Task to carry out: Print the records below exactly, from the line containing "What Apache ECharts" down to the line containing "var binCenter = [5, 15, 25, 35, 45];", both lines included, and omit every picture.

(Collection entries)

◆ ◆ ◆ ◆ ◆ ◆ ◆

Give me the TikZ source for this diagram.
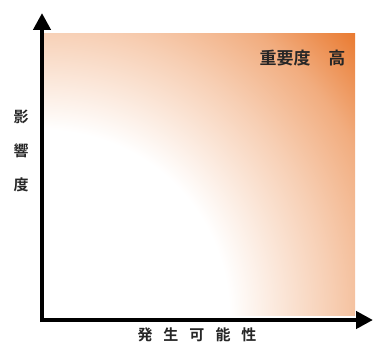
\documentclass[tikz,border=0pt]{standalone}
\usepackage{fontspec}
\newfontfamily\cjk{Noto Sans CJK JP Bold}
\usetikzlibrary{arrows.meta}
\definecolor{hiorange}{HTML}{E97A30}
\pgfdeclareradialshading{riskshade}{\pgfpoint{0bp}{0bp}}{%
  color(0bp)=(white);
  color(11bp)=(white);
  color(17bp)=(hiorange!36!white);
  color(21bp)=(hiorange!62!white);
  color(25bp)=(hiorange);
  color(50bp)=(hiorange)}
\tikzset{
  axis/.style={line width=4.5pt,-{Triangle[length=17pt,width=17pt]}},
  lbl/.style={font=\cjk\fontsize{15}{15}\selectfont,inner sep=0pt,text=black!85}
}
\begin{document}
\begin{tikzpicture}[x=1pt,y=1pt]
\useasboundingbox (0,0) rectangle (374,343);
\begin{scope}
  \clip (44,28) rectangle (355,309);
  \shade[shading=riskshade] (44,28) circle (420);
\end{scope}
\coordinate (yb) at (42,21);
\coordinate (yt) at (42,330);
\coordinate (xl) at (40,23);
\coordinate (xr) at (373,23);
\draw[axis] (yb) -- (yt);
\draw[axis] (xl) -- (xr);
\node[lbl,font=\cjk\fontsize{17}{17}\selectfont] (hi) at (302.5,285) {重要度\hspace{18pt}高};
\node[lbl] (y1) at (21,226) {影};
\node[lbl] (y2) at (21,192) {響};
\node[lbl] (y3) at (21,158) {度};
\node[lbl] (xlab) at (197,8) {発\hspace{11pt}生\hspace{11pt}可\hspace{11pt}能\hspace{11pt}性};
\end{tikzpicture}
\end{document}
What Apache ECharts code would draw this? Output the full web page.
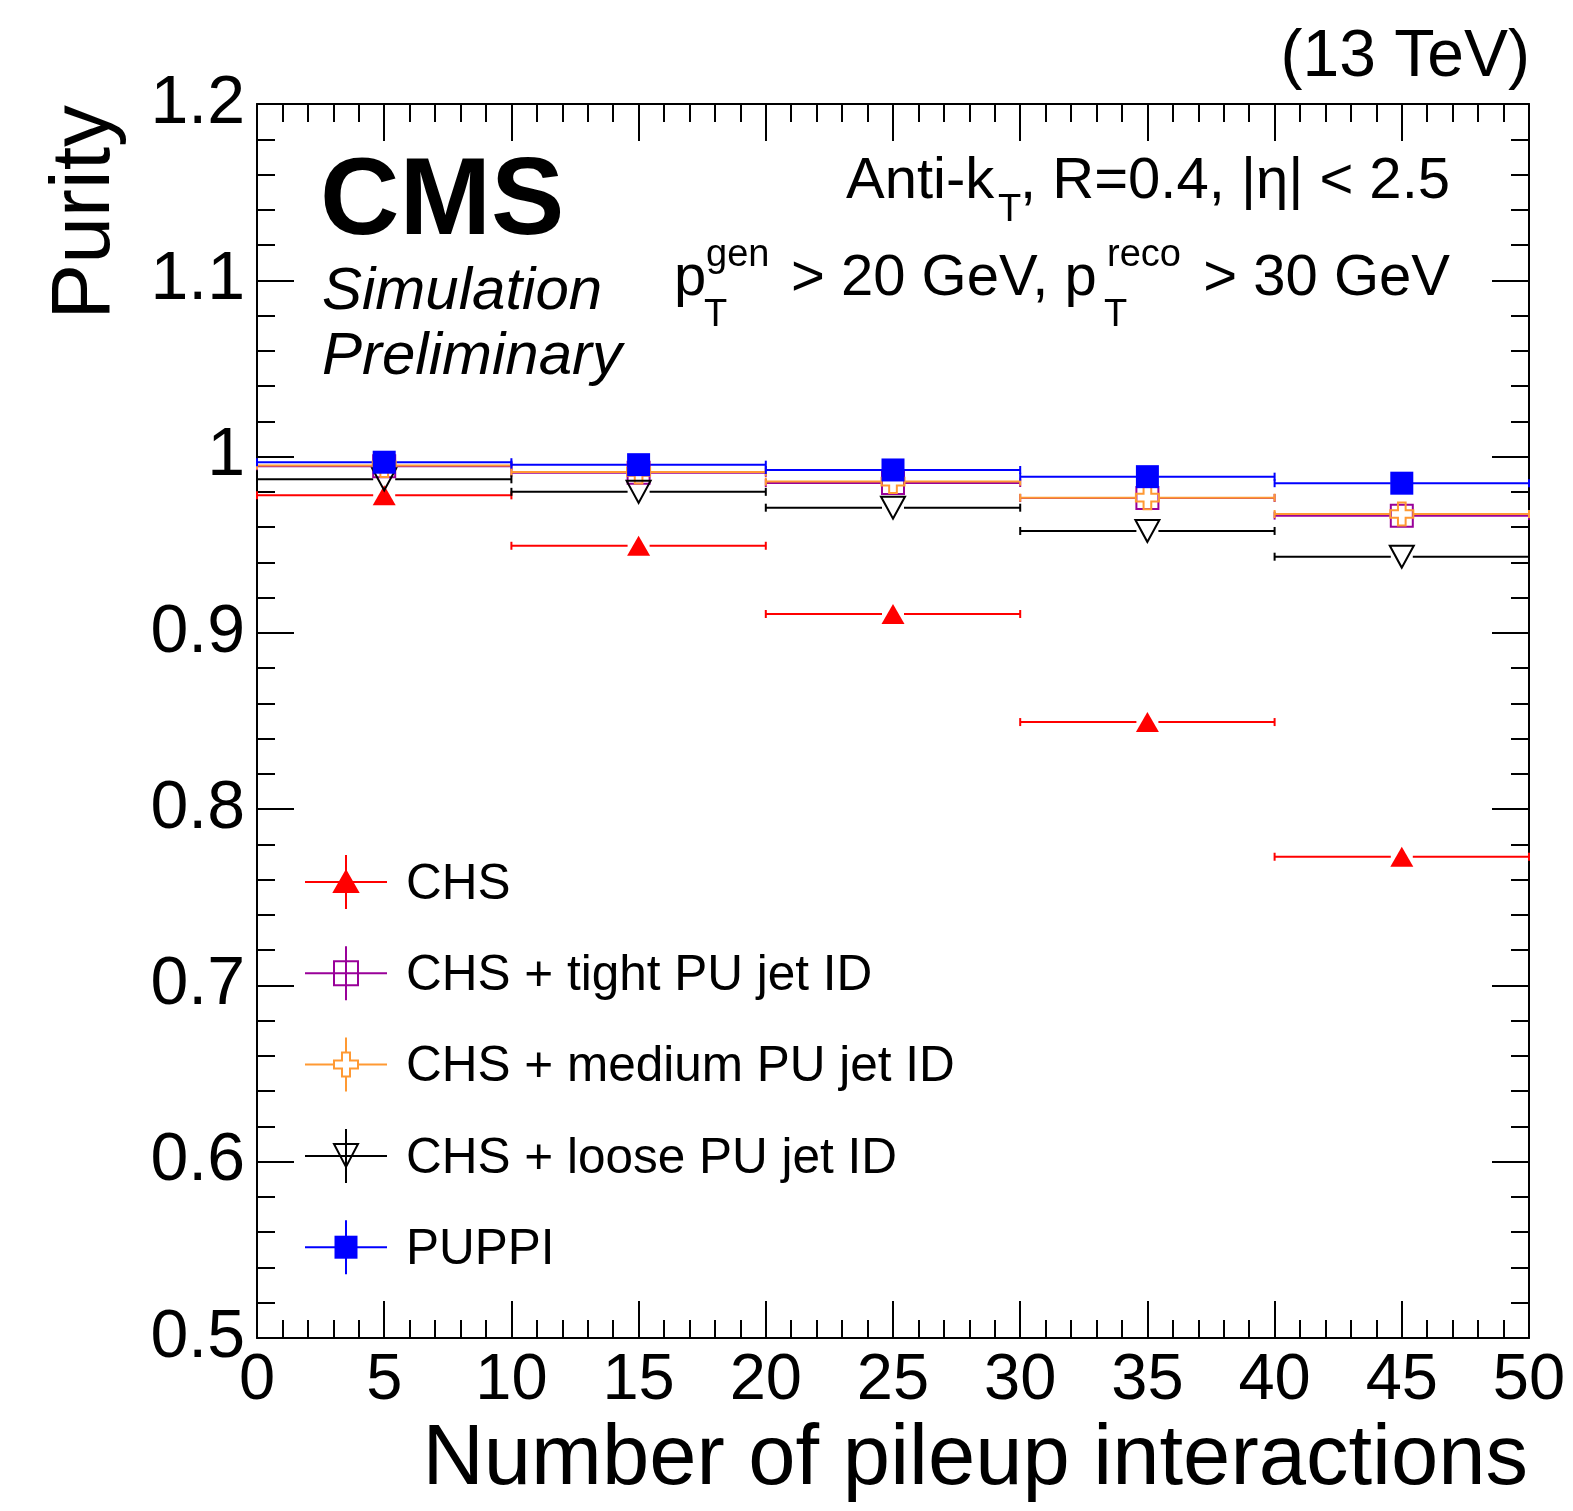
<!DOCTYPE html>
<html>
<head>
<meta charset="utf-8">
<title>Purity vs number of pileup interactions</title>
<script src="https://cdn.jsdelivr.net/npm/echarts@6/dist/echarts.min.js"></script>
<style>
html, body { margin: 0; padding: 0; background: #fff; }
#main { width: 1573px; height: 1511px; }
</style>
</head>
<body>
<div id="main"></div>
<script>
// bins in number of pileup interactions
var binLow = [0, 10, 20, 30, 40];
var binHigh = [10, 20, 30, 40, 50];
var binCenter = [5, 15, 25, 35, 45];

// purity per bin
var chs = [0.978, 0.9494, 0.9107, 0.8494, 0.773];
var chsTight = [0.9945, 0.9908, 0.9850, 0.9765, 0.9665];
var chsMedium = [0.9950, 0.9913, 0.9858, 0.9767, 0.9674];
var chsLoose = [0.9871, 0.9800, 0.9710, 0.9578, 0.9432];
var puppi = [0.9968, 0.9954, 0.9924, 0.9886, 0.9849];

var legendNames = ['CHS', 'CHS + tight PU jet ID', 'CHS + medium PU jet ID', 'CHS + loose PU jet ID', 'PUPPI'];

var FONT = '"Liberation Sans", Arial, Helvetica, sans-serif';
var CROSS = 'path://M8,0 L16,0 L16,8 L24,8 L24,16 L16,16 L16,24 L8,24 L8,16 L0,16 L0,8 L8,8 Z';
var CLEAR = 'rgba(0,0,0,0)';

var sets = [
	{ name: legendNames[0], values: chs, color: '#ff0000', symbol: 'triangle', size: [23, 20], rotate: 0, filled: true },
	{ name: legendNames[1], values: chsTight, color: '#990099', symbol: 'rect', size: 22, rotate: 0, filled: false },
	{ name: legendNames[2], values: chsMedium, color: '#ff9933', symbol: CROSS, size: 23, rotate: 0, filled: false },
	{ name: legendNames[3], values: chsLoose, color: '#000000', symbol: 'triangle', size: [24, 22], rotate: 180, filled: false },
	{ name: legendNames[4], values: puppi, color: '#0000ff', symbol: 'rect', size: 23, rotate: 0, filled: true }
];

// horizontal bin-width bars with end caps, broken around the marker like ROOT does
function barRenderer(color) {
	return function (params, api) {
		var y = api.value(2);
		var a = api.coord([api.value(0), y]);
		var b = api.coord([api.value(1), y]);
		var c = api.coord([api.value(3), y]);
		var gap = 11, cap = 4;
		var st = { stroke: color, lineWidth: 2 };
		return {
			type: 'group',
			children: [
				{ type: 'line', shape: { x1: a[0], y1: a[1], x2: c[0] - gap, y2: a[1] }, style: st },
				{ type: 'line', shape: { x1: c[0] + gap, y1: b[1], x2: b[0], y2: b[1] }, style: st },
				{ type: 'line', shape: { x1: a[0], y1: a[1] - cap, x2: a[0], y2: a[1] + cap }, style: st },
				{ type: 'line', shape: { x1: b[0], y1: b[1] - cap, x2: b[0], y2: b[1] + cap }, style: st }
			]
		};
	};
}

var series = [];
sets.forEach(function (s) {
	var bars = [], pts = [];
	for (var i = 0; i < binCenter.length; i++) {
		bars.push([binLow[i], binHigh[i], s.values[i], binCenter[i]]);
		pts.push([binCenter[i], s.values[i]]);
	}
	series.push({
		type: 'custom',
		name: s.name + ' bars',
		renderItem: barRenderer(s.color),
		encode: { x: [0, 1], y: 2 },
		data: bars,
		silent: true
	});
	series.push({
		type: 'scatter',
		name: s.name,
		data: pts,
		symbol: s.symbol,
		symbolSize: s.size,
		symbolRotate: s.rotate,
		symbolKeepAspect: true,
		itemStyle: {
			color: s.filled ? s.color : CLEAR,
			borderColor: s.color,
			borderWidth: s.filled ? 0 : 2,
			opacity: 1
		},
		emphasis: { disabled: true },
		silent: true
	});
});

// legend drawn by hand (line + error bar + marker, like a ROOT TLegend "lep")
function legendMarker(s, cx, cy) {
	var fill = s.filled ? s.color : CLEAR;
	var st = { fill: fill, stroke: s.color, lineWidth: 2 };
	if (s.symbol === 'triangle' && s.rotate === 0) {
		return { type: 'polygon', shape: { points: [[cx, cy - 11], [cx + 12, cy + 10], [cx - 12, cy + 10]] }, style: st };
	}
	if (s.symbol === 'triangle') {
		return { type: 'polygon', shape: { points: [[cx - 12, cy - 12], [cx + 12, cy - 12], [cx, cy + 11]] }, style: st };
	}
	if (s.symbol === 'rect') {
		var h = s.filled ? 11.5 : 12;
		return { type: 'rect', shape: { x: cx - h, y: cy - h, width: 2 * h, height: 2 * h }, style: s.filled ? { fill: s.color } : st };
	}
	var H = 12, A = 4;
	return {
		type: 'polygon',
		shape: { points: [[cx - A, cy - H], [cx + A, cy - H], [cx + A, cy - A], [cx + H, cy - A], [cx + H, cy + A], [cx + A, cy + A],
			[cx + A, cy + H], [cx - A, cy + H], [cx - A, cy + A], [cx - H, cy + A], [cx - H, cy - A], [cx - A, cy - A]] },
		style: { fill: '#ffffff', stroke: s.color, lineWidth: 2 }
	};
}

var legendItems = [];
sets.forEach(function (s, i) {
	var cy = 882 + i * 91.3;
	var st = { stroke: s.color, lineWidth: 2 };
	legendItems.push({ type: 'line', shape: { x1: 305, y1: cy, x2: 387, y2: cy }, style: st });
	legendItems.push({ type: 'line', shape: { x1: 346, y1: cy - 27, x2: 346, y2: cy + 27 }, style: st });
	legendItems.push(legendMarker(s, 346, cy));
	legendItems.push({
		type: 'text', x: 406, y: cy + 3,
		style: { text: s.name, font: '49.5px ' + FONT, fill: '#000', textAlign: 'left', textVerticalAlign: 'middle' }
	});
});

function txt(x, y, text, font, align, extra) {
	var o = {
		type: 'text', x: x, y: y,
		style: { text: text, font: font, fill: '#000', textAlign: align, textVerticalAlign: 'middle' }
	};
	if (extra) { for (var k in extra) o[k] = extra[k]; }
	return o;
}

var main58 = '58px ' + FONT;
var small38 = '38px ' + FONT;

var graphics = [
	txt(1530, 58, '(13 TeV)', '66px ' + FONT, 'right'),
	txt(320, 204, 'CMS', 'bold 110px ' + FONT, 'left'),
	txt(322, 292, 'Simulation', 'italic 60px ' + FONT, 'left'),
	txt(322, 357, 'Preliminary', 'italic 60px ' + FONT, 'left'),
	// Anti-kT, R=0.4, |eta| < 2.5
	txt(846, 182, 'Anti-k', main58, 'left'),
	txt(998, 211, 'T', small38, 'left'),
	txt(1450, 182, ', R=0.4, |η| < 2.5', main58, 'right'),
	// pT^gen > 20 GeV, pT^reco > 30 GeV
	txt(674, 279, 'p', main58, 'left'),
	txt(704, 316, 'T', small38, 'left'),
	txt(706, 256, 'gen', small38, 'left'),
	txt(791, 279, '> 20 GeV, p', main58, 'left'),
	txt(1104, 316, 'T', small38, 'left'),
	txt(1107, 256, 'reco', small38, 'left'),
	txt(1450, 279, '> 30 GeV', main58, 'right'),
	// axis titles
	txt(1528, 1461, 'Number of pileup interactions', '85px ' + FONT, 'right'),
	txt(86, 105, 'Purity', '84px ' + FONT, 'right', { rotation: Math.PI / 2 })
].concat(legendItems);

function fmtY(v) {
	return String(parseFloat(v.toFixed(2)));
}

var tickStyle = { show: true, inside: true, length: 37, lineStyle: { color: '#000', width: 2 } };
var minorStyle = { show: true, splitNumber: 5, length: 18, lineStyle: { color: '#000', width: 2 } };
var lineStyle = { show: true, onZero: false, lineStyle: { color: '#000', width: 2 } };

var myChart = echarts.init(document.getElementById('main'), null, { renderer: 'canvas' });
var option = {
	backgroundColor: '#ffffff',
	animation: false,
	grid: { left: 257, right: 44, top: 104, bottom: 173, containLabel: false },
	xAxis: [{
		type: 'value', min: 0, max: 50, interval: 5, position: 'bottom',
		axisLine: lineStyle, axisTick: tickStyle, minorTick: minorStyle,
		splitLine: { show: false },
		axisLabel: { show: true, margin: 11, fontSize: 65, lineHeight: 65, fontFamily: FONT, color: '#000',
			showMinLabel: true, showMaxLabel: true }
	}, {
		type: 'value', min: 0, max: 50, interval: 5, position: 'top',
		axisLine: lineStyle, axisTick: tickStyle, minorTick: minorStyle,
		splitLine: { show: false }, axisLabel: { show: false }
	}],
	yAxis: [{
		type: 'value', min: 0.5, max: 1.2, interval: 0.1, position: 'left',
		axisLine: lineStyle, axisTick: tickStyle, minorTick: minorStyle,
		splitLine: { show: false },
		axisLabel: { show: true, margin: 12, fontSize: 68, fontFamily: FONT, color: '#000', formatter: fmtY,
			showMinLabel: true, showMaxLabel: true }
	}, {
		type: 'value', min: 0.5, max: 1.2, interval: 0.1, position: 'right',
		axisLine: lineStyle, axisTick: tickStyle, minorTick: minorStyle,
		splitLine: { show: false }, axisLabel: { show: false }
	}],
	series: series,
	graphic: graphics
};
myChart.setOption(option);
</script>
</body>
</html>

◆ ◆ ◆ ◆ ◆ ◆ ◆

Reply:
What Apache ECharts code would draw this? Output the full web page.
<!DOCTYPE html>
<html>
<head>
<meta charset="utf-8">
<title>Purity vs number of pileup interactions</title>
<script src="https://cdn.jsdelivr.net/npm/echarts@6/dist/echarts.min.js"></script>
<style>
html, body { margin: 0; padding: 0; background: #fff; }
#main { width: 1573px; height: 1511px; }
</style>
</head>
<body>
<div id="main"></div>
<script>
// bins in number of pileup interactions
var binLow = [0, 10, 20, 30, 40];
var binHigh = [10, 20, 30, 40, 50];
var binCenter = [5, 15, 25, 35, 45];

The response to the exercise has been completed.